=== DATASET CONTENT ===
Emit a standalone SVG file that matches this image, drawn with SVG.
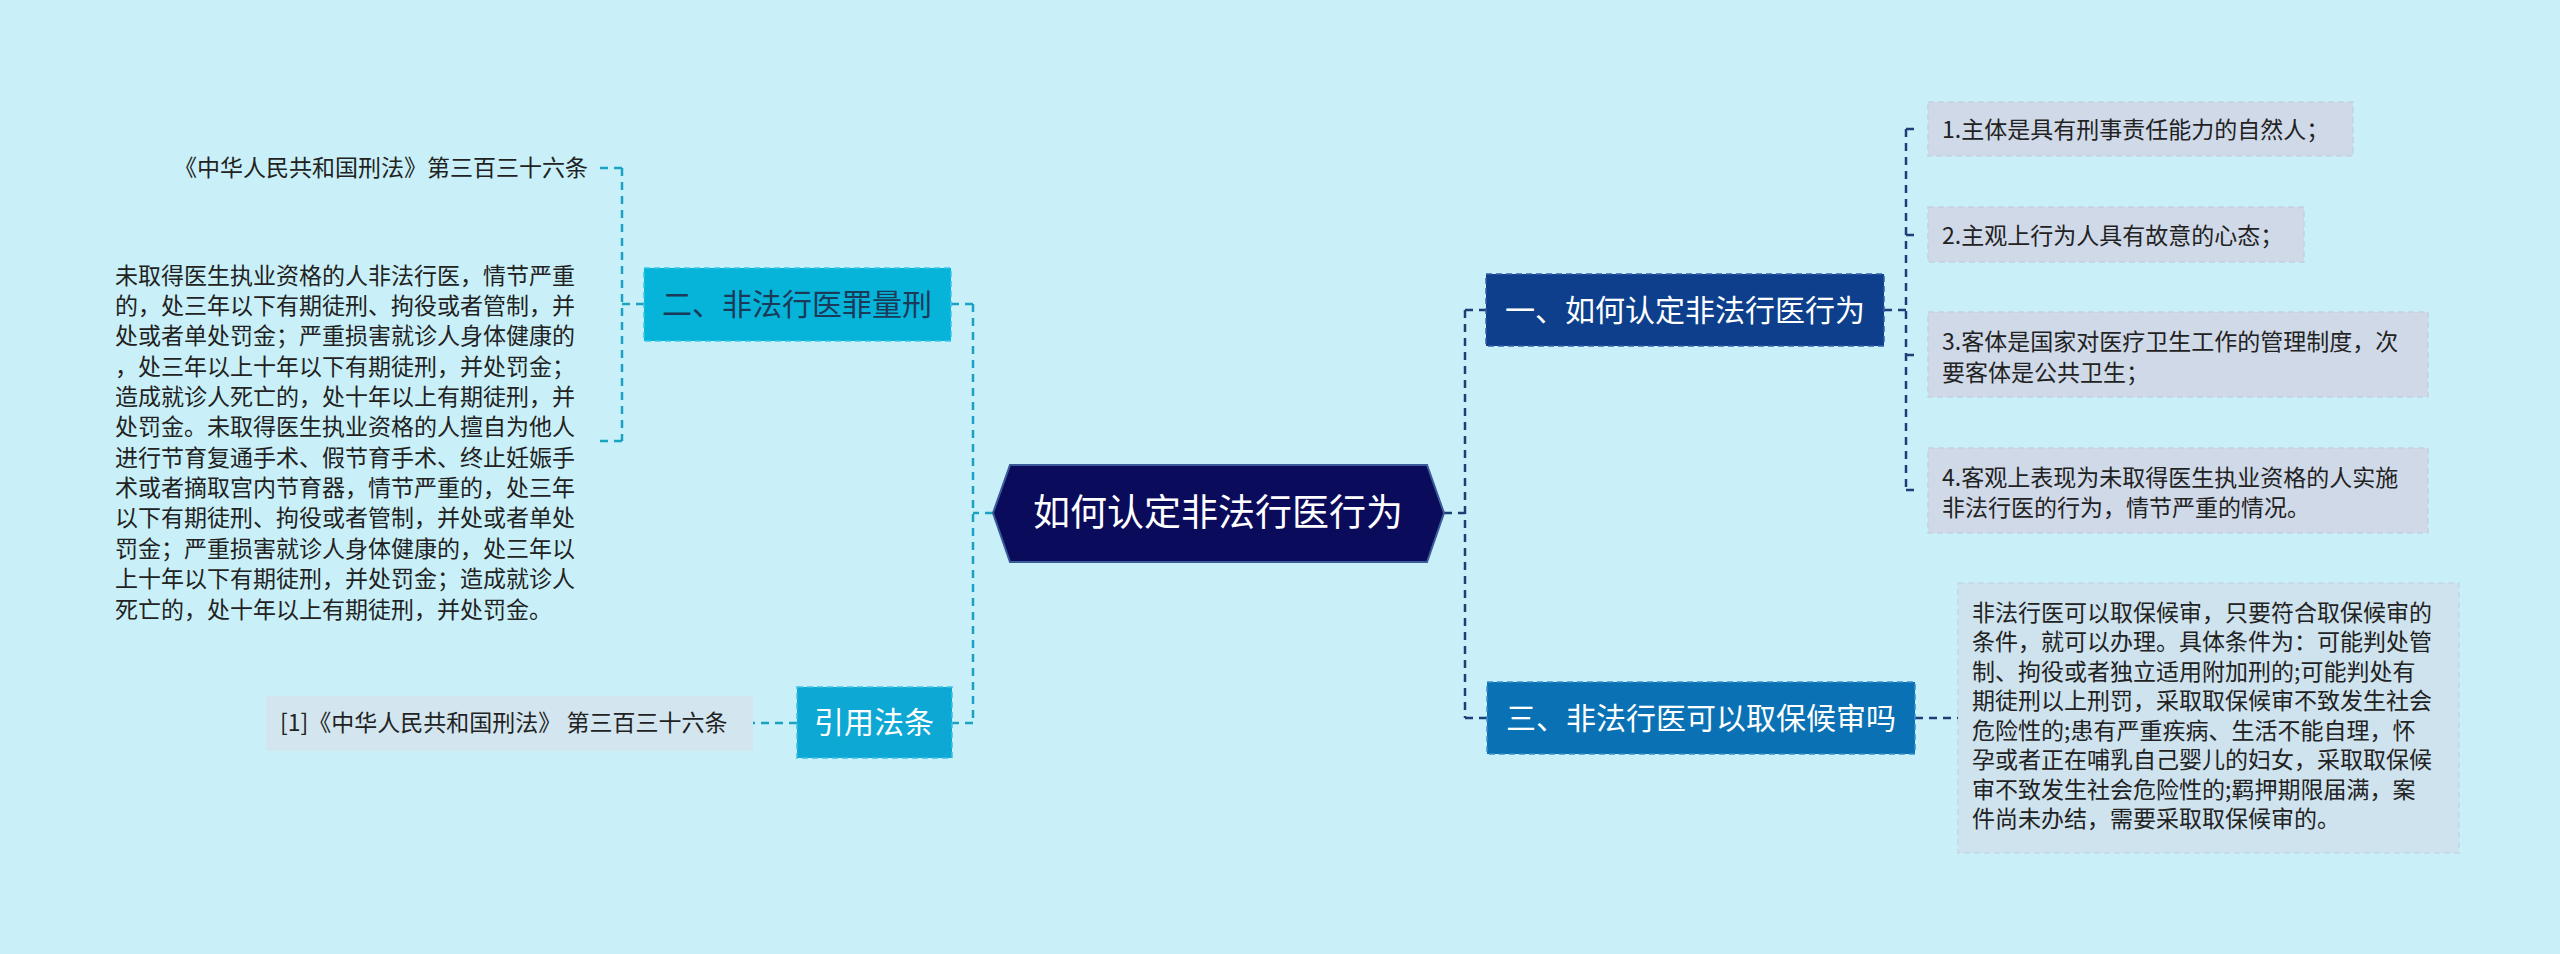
<svg xmlns="http://www.w3.org/2000/svg" width="2560" height="954" viewBox="0 0 2560 954">
<style>
text{font-family:"Noto Sans CJK SC","Liberation Sans",sans-serif;}
.t{font-size:23px;fill:#222;}
.n{font-size:30px;}
.cl{fill:none;stroke:#1ba2c2;stroke-width:2.5;stroke-dasharray:8,6;}
.cr{fill:none;stroke:#1d3f78;stroke-width:2.5;stroke-dasharray:8,6;}
.leaf{fill:#d0d9e8;stroke:#c4cfe0;stroke-width:1.5;stroke-dasharray:6,4;}
</style>
<rect width="2560" height="954" fill="#c9f0f8"/>
<g id="connectors">
<path class="cl" d="M993,513 H973 M973,304 V723 M973,304 H951 M973,723 H952"/>
<path class="cl" d="M644,304 H622 M622,168 V441 M622,168 H600 M622,441 H600"/>
<path class="cl" d="M797,723 H753"/>
<path class="cr" d="M1444,513 H1465 M1465,310 V718 M1465,310 H1486 M1465,718 H1487"/>
<path class="cr" d="M1884,310 H1906 M1906,129 V490 M1906,129 H1918 M1906,235 H1918 M1906,355 H1918 M1906,490 H1918"/>
<path class="cr" d="M1915,718 H1958"/>
</g>
<g id="center">
<polygon points="993,513 1010,465 1427,465 1444,513 1427,562 1010,562" fill="#0b0b5c" stroke="#3a5a9a" stroke-width="2"/>
<text x="1218" y="526" font-size="37" fill="#fff" text-anchor="middle">如何认定非法行医行为</text>
</g>
<g id="n2">
<rect x="644" y="268" width="307" height="73" fill="#07b4d9" stroke="#3ac6e6" stroke-width="1.5" stroke-dasharray="6,4"/>
<text x="797" y="315" class="n" fill="#1a3a5a" text-anchor="middle">二、非法行医罪量刑</text>
</g>
<g id="n2a">
<text x="588" y="176" class="t" text-anchor="end">《中华人民共和国刑法》第三百三十六条</text>
</g>
<g id="n2b">
<text class="t" x="115">
<tspan x="115" y="284">未取得医生执业资格的人非法行医，情节严重</tspan>
<tspan x="115" y="314">的，处三年以下有期徒刑、拘役或者管制，并</tspan>
<tspan x="115" y="344">处或者单处罚金；严重损害就诊人身体健康的</tspan>
<tspan x="115" y="375">，处三年以上十年以下有期徒刑，并处罚金；</tspan>
<tspan x="115" y="405">造成就诊人死亡的，处十年以上有期徒刑，并</tspan>
<tspan x="115" y="435">处罚金。未取得医生执业资格的人擅自为他人</tspan>
<tspan x="115" y="466">进行节育复通手术、假节育手术、终止妊娠手</tspan>
<tspan x="115" y="496">术或者摘取宫内节育器，情节严重的，处三年</tspan>
<tspan x="115" y="526">以下有期徒刑、拘役或者管制，并处或者单处</tspan>
<tspan x="115" y="557">罚金；严重损害就诊人身体健康的，处三年以</tspan>
<tspan x="115" y="587">上十年以下有期徒刑，并处罚金；造成就诊人</tspan>
<tspan x="115" y="618">死亡的，处十年以上有期徒刑，并处罚金。</tspan>
</text>
</g>
<g id="n3">
<rect x="797" y="687" width="155" height="71" fill="#0ea8d4" stroke="#3ac0e6" stroke-width="1.5" stroke-dasharray="6,4"/>
<text x="874" y="733" class="n" fill="#fff" text-anchor="middle">引用法条</text>
</g>
<g id="n3a">
<rect x="266" y="696" width="487" height="55" fill="#d3e6ef"/>
<text x="280" y="731" class="t">[1]《中华人民共和国刑法》 第三百三十六条</text>
</g>
<g id="n1">
<rect x="1486" y="274" width="398" height="72" fill="#0d3f8c" stroke="#3560a8" stroke-width="1.5" stroke-dasharray="6,4"/>
<text x="1685" y="321" class="n" fill="#fff" text-anchor="middle">一、如何认定非法行医行为</text>
</g>
<g id="l1"><rect class="leaf" x="1928" y="102" width="425" height="54"/><text class="t" x="1942" y="138">1.主体是具有刑事责任能力的自然人；</text></g>
<g id="l2"><rect class="leaf" x="1928" y="207" width="376" height="55"/><text class="t" x="1942" y="244">2.主观上行为人具有故意的心态；</text></g>
<g id="l3"><rect class="leaf" x="1928" y="312" width="500" height="85"/><text class="t"><tspan x="1942" y="350">3.客体是国家对医疗卫生工作的管理制度，次</tspan><tspan x="1942" y="381">要客体是公共卫生；</tspan></text></g>
<g id="l4"><rect class="leaf" x="1928" y="448" width="500" height="85"/><text class="t"><tspan x="1942" y="486">4.客观上表现为未取得医生执业资格的人实施</tspan><tspan x="1942" y="516">非法行医的行为，情节严重的情况。</tspan></text></g>
<g id="nthree">
<rect x="1487" y="682" width="428" height="72" fill="#0a72b4" stroke="#3a90cc" stroke-width="1.5" stroke-dasharray="6,4"/>
<text x="1701" y="729" class="n" fill="#fff" text-anchor="middle">三、非法行医可以取保候审吗</text>
</g>
<g id="nthree-a">
<rect x="1958" y="583" width="501" height="270" fill="#cfe3ee" stroke="#c2d8e6" stroke-width="1.5" stroke-dasharray="6,4"/>
<text class="t">
<tspan x="1972" y="621">非法行医可以取保候审，只要符合取保候审的</tspan>
<tspan x="1972" y="650">条件，就可以办理。具体条件为：可能判处管</tspan>
<tspan x="1972" y="680">制、拘役或者独立适用附加刑的;可能判处有</tspan>
<tspan x="1972" y="709">期徒刑以上刑罚，采取取保候审不致发生社会</tspan>
<tspan x="1972" y="739">危险性的;患有严重疾病、生活不能自理，怀</tspan>
<tspan x="1972" y="768">孕或者正在哺乳自己婴儿的妇女，采取取保候</tspan>
<tspan x="1972" y="798">审不致发生社会危险性的;羁押期限届满，案</tspan>
<tspan x="1972" y="827">件尚未办结，需要采取取保候审的。</tspan>
</text>
</g>
</svg>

=== STATED PROBLEM ===
Quote the data above in full and without alteration; skip the pictures.

=== CORRECT RESPONSE ===
Emit a standalone SVG file that matches this image, drawn with SVG.
<svg xmlns="http://www.w3.org/2000/svg" width="2560" height="954" viewBox="0 0 2560 954">
<style>
text{font-family:"Noto Sans CJK SC","Liberation Sans",sans-serif;}
.t{font-size:23px;fill:#222;}
.n{font-size:30px;}
.cl{fill:none;stroke:#1ba2c2;stroke-width:2.5;stroke-dasharray:8,6;}
.cr{fill:none;stroke:#1d3f78;stroke-width:2.5;stroke-dasharray:8,6;}
.leaf{fill:#d0d9e8;stroke:#c4cfe0;stroke-width:1.5;stroke-dasharray:6,4;}
</style>
<rect width="2560" height="954" fill="#c9f0f8"/>
<g id="connectors">
<path class="cl" d="M993,513 H973 M973,304 V723 M973,304 H951 M973,723 H952"/>
<path class="cl" d="M644,304 H622 M622,168 V441 M622,168 H600 M622,441 H600"/>
<path class="cl" d="M797,723 H753"/>
<path class="cr" d="M1444,513 H1465 M1465,310 V718 M1465,310 H1486 M1465,718 H1487"/>
<path class="cr" d="M1884,310 H1906 M1906,129 V490 M1906,129 H1918 M1906,235 H1918 M1906,355 H1918 M1906,490 H1918"/>
<path class="cr" d="M1915,718 H1958"/>
</g>
<g id="center">
<polygon points="993,513 1010,465 1427,465 1444,513 1427,562 1010,562" fill="#0b0b5c" stroke="#3a5a9a" stroke-width="2"/>
<text x="1218" y="526" font-size="37" fill="#fff" text-anchor="middle">如何认定非法行医行为</text>
</g>
<g id="n2">
<rect x="644" y="268" width="307" height="73" fill="#07b4d9" stroke="#3ac6e6" stroke-width="1.5" stroke-dasharray="6,4"/>
<text x="797" y="315" class="n" fill="#1a3a5a" text-anchor="middle">二、非法行医罪量刑</text>
</g>
<g id="n2a">
<text x="588" y="176" class="t" text-anchor="end">《中华人民共和国刑法》第三百三十六条</text>
</g>
<g id="n2b">
<text class="t" x="115">
<tspan x="115" y="284">未取得医生执业资格的人非法行医，情节严重</tspan>
<tspan x="115" y="314">的，处三年以下有期徒刑、拘役或者管制，并</tspan>
<tspan x="115" y="344">处或者单处罚金；严重损害就诊人身体健康的</tspan>
<tspan x="115" y="375">，处三年以上十年以下有期徒刑，并处罚金；</tspan>
<tspan x="115" y="405">造成就诊人死亡的，处十年以上有期徒刑，并</tspan>
<tspan x="115" y="435">处罚金。未取得医生执业资格的人擅自为他人</tspan>
<tspan x="115" y="466">进行节育复通手术、假节育手术、终止妊娠手</tspan>
<tspan x="115" y="496">术或者摘取宫内节育器，情节严重的，处三年</tspan>
<tspan x="115" y="526">以下有期徒刑、拘役或者管制，并处或者单处</tspan>
<tspan x="115" y="557">罚金；严重损害就诊人身体健康的，处三年以</tspan>
<tspan x="115" y="587">上十年以下有期徒刑，并处罚金；造成就诊人</tspan>
<tspan x="115" y="618">死亡的，处十年以上有期徒刑，并处罚金。</tspan>
</text>
</g>
<g id="n3">
<rect x="797" y="687" width="155" height="71" fill="#0ea8d4" stroke="#3ac0e6" stroke-width="1.5" stroke-dasharray="6,4"/>
<text x="874" y="733" class="n" fill="#fff" text-anchor="middle">引用法条</text>
</g>
<g id="n3a">
<rect x="266" y="696" width="487" height="55" fill="#d3e6ef"/>
<text x="280" y="731" class="t">[1]《中华人民共和国刑法》 第三百三十六条</text>
</g>
<g id="n1">
<rect x="1486" y="274" width="398" height="72" fill="#0d3f8c" stroke="#3560a8" stroke-width="1.5" stroke-dasharray="6,4"/>
<text x="1685" y="321" class="n" fill="#fff" text-anchor="middle">一、如何认定非法行医行为</text>
</g>
<g id="l1"><rect class="leaf" x="1928" y="102" width="425" height="54"/><text class="t" x="1942" y="138">1.主体是具有刑事责任能力的自然人；</text></g>
<g id="l2"><rect class="leaf" x="1928" y="207" width="376" height="55"/><text class="t" x="1942" y="244">2.主观上行为人具有故意的心态；</text></g>
<g id="l3"><rect class="leaf" x="1928" y="312" width="500" height="85"/><text class="t"><tspan x="1942" y="350">3.客体是国家对医疗卫生工作的管理制度，次</tspan><tspan x="1942" y="381">要客体是公共卫生；</tspan></text></g>
<g id="l4"><rect class="leaf" x="1928" y="448" width="500" height="85"/><text class="t"><tspan x="1942" y="486">4.客观上表现为未取得医生执业资格的人实施</tspan><tspan x="1942" y="516">非法行医的行为，情节严重的情况。</tspan></text></g>
<g id="nthree">
<rect x="1487" y="682" width="428" height="72" fill="#0a72b4" stroke="#3a90cc" stroke-width="1.5" stroke-dasharray="6,4"/>
<text x="1701" y="729" class="n" fill="#fff" text-anchor="middle">三、非法行医可以取保候审吗</text>
</g>
<g id="nthree-a">
<rect x="1958" y="583" width="501" height="270" fill="#cfe3ee" stroke="#c2d8e6" stroke-width="1.5" stroke-dasharray="6,4"/>
<text class="t">
<tspan x="1972" y="621">非法行医可以取保候审，只要符合取保候审的</tspan>
<tspan x="1972" y="650">条件，就可以办理。具体条件为：可能判处管</tspan>
<tspan x="1972" y="680">制、拘役或者独立适用附加刑的;可能判处有</tspan>
<tspan x="1972" y="709">期徒刑以上刑罚，采取取保候审不致发生社会</tspan>
<tspan x="1972" y="739">危险性的;患有严重疾病、生活不能自理，怀</tspan>
<tspan x="1972" y="768">孕或者正在哺乳自己婴儿的妇女，采取取保候</tspan>
<tspan x="1972" y="798">审不致发生社会危险性的;羁押期限届满，案</tspan>
<tspan x="1972" y="827">件尚未办结，需要采取取保候审的。</tspan>
</text>
</g>
</svg>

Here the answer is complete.